> **Directions**: Reproduce nothing but the lines from the start of the material through the line that includes "W, H = 1320, 747", both ends included, and omit every picture.

> **Material provided**:
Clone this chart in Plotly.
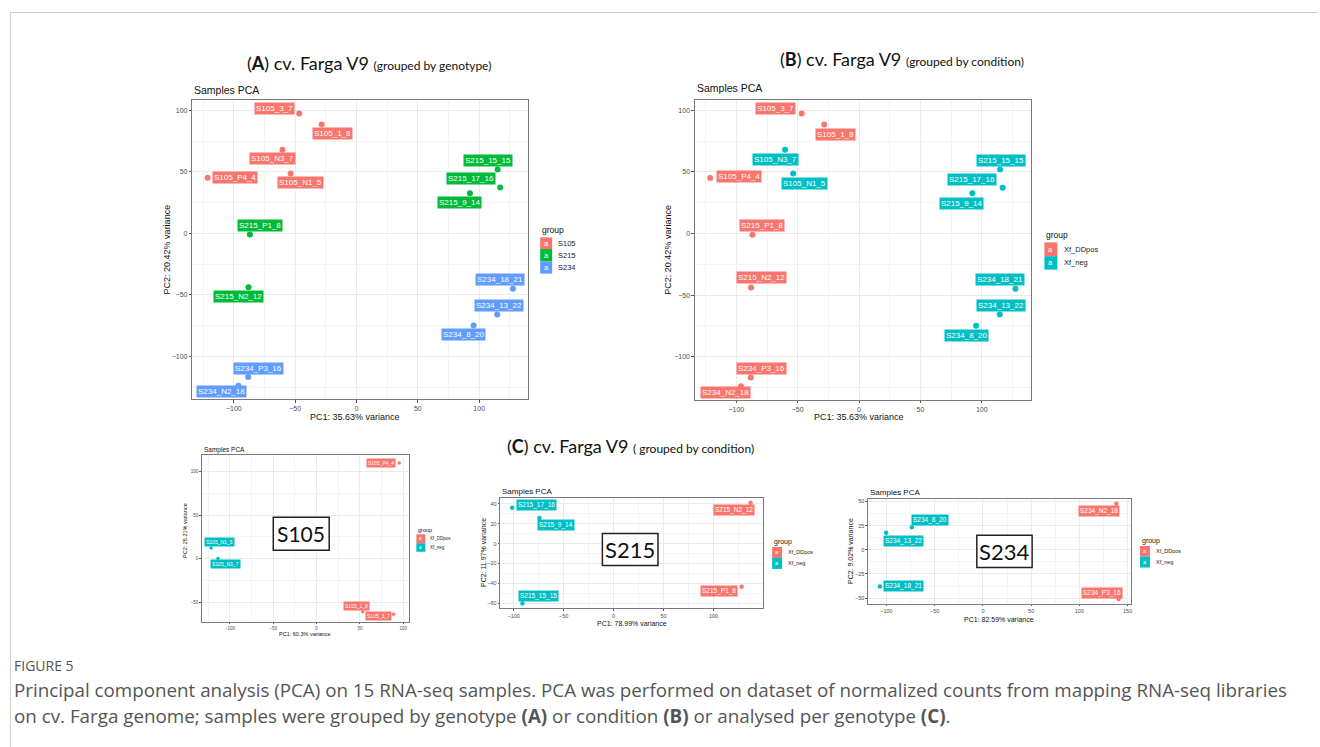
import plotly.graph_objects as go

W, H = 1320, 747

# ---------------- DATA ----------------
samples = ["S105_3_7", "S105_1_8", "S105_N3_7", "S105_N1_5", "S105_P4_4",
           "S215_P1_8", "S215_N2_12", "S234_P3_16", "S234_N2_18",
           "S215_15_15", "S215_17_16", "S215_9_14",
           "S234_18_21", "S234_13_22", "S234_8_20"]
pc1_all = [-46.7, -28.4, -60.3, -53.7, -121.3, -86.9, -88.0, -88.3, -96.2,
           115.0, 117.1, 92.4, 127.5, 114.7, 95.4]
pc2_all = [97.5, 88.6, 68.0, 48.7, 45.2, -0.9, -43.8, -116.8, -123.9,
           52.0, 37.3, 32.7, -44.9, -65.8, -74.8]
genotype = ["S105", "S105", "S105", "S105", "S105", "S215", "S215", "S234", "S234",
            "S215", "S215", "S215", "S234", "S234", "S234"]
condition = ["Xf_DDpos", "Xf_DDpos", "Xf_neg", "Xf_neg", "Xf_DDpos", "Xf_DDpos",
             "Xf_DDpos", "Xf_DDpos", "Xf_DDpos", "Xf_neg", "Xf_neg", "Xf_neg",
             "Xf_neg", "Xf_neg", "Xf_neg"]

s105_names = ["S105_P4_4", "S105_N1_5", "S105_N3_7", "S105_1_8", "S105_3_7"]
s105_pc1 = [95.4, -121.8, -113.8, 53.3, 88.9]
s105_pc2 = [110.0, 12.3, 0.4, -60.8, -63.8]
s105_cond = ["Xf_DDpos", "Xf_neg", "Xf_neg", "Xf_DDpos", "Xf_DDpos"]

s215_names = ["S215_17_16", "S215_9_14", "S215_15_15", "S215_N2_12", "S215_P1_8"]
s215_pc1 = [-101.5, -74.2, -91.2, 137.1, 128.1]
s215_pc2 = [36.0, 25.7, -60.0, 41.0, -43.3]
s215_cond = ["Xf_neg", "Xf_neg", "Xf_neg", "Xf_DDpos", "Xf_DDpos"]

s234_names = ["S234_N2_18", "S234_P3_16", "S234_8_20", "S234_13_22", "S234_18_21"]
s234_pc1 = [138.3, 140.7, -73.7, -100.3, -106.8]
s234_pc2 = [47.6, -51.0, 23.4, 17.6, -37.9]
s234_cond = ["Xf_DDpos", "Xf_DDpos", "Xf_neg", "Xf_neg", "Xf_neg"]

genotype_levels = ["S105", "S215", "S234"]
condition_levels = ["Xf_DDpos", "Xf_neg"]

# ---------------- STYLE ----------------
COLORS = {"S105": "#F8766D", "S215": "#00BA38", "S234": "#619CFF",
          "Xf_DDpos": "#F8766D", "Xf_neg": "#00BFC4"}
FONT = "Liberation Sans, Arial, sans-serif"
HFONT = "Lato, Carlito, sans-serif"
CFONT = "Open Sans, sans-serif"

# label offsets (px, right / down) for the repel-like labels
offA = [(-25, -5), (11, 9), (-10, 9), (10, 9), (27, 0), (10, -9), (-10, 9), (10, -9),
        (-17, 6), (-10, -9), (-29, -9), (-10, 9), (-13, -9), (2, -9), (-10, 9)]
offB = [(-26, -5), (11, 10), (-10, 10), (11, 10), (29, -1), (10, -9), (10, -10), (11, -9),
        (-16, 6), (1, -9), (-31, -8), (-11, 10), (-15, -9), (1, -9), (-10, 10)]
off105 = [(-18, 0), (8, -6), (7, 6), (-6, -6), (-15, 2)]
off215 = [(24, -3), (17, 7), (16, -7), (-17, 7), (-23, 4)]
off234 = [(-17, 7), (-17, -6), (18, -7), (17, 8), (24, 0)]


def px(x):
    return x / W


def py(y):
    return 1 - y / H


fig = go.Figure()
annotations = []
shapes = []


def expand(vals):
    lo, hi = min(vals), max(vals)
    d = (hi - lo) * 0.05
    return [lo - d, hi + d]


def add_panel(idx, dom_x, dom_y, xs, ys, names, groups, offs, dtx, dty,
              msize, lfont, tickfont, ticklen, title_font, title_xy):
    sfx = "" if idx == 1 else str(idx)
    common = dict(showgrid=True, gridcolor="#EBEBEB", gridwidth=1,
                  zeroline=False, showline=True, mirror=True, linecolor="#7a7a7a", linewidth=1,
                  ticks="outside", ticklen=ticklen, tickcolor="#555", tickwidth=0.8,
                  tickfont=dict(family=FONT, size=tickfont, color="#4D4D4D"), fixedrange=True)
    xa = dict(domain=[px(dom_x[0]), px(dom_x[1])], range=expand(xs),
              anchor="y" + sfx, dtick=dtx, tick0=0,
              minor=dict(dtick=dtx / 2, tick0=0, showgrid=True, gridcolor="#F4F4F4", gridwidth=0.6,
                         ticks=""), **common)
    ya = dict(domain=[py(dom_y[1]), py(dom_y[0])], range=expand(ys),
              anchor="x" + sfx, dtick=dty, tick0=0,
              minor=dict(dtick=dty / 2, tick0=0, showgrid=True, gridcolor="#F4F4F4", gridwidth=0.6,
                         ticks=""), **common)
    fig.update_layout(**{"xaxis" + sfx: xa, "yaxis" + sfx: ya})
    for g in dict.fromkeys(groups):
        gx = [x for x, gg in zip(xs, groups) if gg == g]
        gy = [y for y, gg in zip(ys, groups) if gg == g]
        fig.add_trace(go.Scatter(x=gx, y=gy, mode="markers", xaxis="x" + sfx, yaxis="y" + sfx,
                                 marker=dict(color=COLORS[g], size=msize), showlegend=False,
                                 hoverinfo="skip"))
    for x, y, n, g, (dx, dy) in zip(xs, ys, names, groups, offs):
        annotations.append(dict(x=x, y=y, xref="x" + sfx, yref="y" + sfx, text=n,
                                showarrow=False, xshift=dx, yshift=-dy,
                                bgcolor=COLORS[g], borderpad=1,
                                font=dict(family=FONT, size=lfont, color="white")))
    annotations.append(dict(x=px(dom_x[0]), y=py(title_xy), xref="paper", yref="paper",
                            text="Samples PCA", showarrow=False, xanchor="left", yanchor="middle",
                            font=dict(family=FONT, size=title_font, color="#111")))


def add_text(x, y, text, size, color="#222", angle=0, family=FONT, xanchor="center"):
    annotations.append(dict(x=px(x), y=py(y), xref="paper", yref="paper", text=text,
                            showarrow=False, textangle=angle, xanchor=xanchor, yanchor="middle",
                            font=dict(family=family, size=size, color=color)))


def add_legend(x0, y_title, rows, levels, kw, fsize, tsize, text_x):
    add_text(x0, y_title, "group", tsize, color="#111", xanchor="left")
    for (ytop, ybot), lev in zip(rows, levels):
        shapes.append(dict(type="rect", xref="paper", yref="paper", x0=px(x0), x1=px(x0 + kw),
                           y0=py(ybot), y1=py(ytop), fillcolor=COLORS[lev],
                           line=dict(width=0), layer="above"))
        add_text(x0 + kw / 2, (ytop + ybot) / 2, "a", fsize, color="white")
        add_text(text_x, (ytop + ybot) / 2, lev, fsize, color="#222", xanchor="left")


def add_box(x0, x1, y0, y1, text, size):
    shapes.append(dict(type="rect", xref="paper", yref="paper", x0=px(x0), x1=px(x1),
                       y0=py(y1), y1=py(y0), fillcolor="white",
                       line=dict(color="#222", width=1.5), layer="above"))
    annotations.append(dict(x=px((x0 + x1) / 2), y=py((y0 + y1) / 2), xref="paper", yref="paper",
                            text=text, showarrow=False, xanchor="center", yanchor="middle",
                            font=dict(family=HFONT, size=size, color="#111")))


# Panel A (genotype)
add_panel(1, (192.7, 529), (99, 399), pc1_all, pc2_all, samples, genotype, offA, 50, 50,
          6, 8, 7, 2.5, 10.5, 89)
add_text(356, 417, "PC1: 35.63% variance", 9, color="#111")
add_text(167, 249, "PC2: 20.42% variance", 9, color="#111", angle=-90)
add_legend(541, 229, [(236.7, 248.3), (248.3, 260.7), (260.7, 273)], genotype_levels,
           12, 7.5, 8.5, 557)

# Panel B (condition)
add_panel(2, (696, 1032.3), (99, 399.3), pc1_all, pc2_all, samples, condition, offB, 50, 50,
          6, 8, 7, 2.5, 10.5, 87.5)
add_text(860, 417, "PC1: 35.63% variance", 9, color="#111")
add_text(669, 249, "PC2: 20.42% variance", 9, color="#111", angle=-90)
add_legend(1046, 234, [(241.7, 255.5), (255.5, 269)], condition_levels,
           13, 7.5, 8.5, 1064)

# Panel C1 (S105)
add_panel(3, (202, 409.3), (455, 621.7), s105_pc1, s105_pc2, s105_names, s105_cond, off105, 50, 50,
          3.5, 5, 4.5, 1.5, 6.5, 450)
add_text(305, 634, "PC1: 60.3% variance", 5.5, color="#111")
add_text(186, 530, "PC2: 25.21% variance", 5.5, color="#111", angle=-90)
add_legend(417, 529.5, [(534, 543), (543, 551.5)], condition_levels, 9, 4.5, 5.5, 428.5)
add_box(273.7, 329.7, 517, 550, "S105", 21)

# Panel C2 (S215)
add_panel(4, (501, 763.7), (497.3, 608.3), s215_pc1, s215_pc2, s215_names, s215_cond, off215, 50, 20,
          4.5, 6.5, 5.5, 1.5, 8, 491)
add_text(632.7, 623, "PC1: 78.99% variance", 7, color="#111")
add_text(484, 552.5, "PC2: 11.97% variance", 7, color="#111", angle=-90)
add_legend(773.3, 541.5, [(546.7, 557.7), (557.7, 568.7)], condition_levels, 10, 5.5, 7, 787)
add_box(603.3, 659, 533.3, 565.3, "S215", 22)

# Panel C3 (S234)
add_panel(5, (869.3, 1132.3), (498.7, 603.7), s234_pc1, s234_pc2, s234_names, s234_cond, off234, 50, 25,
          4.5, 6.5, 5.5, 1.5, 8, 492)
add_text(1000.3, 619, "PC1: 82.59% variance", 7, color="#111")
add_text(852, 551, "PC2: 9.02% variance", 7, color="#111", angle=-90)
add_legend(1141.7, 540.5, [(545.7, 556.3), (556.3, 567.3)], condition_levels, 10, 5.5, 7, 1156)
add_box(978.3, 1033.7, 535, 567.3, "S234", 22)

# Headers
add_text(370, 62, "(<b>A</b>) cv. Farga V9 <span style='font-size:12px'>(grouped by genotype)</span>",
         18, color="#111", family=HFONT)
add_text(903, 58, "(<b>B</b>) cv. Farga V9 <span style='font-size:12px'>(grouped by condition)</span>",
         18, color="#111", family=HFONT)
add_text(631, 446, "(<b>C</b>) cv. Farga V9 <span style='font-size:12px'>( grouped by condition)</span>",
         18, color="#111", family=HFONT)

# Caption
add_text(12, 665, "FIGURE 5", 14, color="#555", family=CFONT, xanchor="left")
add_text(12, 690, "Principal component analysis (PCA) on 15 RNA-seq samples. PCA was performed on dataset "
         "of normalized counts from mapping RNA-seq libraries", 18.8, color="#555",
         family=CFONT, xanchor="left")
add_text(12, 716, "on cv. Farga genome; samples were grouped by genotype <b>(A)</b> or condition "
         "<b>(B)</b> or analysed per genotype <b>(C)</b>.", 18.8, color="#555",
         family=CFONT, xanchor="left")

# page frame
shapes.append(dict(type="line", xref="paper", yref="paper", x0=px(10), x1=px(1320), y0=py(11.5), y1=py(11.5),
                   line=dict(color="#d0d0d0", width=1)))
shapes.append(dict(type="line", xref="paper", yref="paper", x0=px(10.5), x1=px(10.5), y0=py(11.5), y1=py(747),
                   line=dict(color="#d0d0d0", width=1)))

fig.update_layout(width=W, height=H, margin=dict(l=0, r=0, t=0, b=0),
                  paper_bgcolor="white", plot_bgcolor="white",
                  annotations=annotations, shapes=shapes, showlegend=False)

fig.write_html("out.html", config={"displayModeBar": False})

> **Exercise solution**:
Clone this chart in Plotly.
import plotly.graph_objects as go

W, H = 1320, 747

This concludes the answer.